Crucially, this source addresses the fighting between two different religions: Christianity and Islam. Slaughter of Christian peoples by fellow Christians, was clearly more problematic, as attested by the penitential ordinance of 1070.

== Context ==
At William's request, Pope Alexander sent his three legates: Ermenfrid, Peter and John to England with the task of reforming the English clergy. Despite this, the decree precedes the Gregorian Reform movement of Pope Gregory VII and his papal curia and the seismic debates that followed regarding plurality as well as other supposed ills and corruption of the Church. It sets the precedent of ecclesiastical intervention into State affairs, later to be disputed in the Investiture Controversy.

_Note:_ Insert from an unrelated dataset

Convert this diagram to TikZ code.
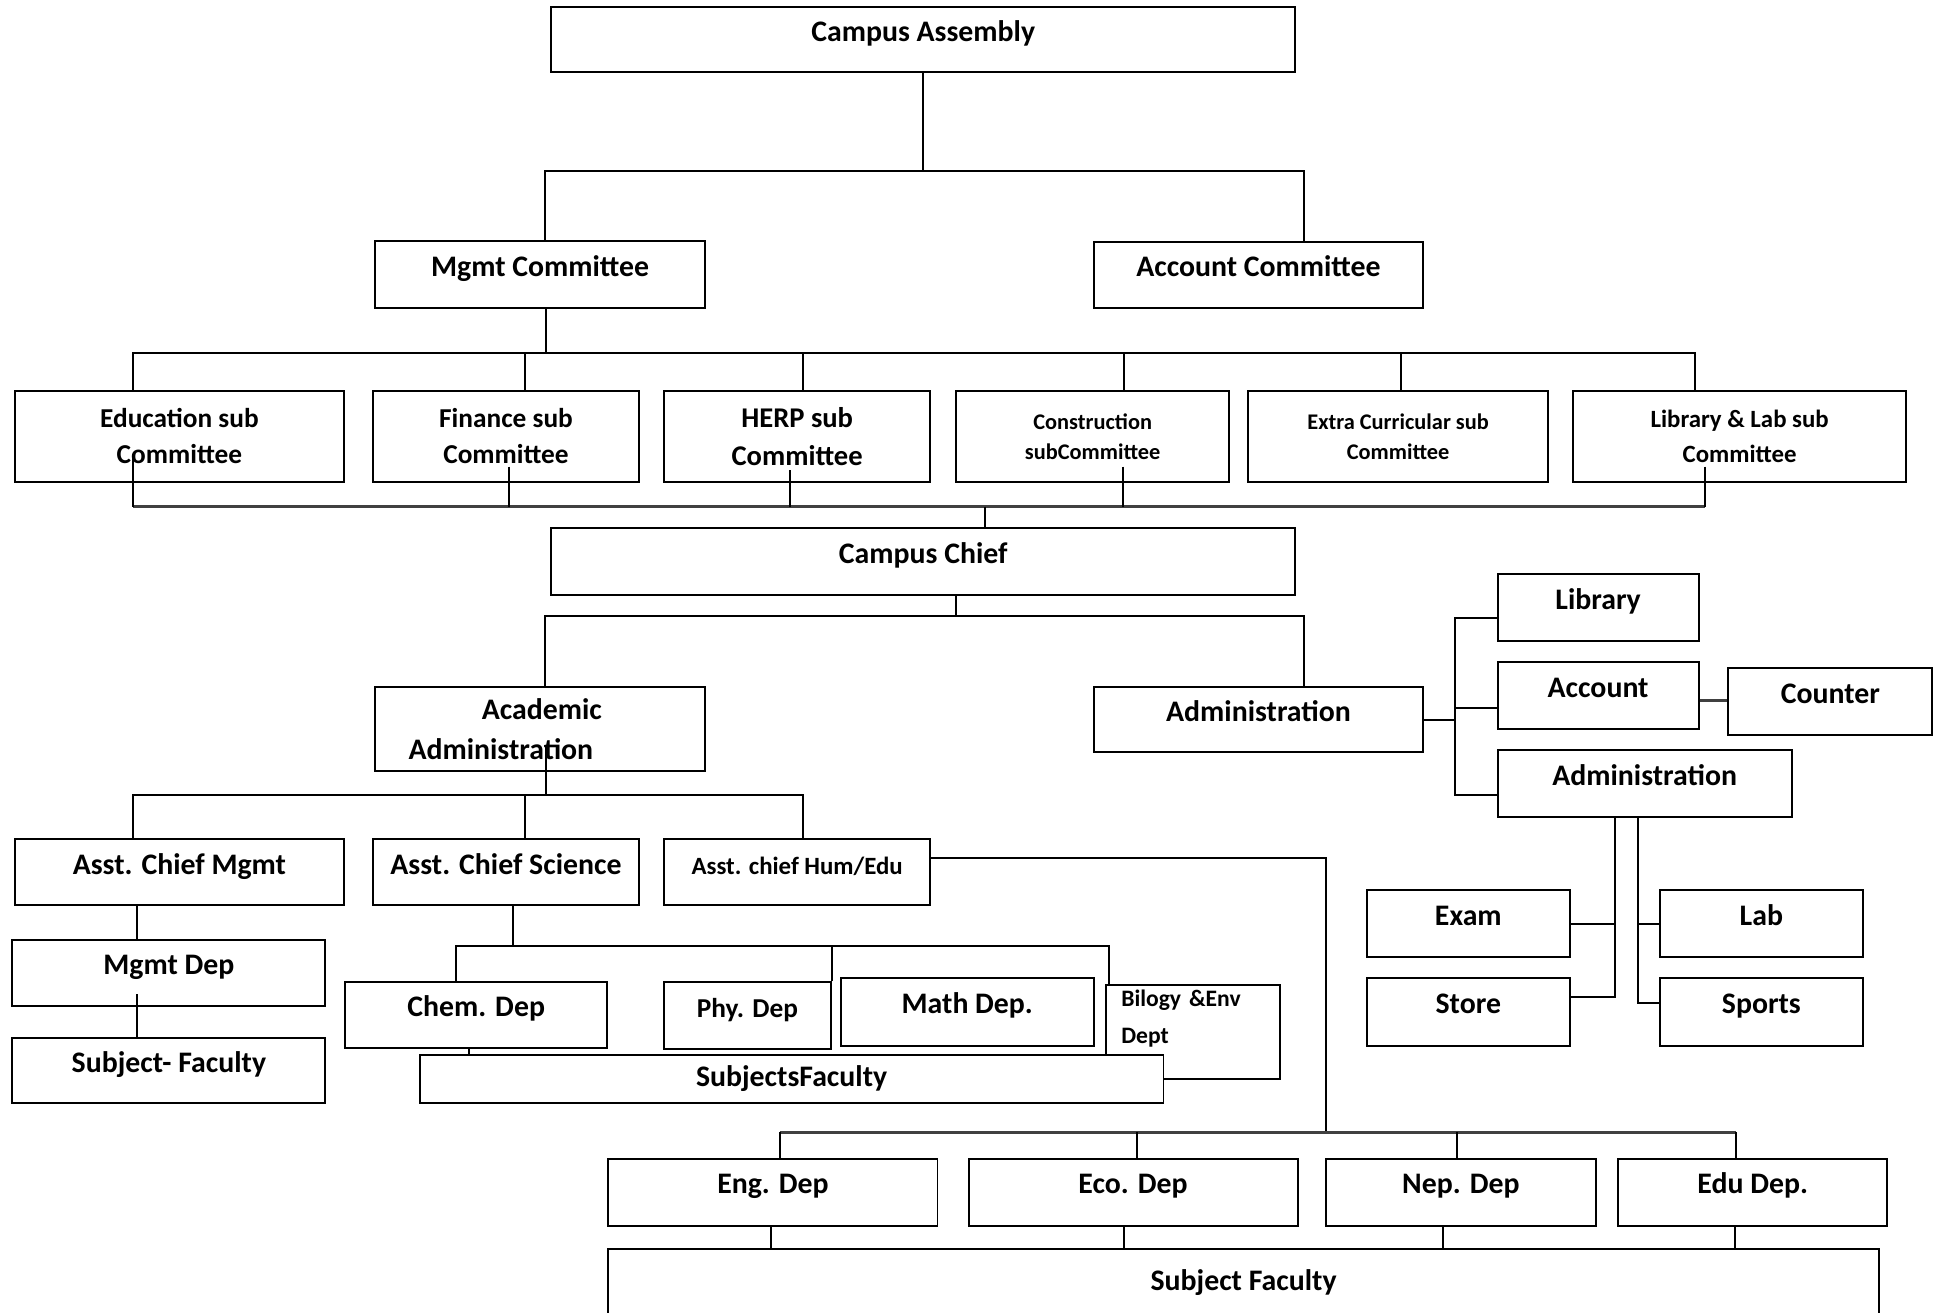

The Norman Conquest had been fought under the Papal Banner of Pope Alexander II, giving William legitimacy in his invasion. In addition to this, William claimed that he had a legitimate claim to the English throne, professing that Edward the Confessor had appointed William as his heir, but had been betrayed by Harold Godwinson. There was no system of primogeniture in royal dynasties at this time, and thus there were often several claimants to the throne.

== Language and style ==
The source is written in the imperative. It clearly lays out the requirements for every soldier who harmed or killed in battle and the penance owed to the sin committed. The three time periods into which the source is categorised creates the impression of, ‘circumstantial reliability.’

The ordinance reflects the stern discipline that William himself subjected to his forces and with the added, ‘zeal for disciplinary legislation,’ which was reflective of the Anglo-Saxon Church at this time.

== The Church and the nature of war ==
Theological debates in the Church regarding the nature of war and the act of sinning itself had been taking place for millennia. Burchard of Worms was influential in adding weight to the notion that any murder was sinful, regardless of the authority which directed it — a school of thought that lasted up until the First Crusade (1096–1099).

The Peace and Truce of God movement followed. The source may be interpreted as an attempt to limit infighting within Christendom, or an attempt by William to create a more unified kingdom.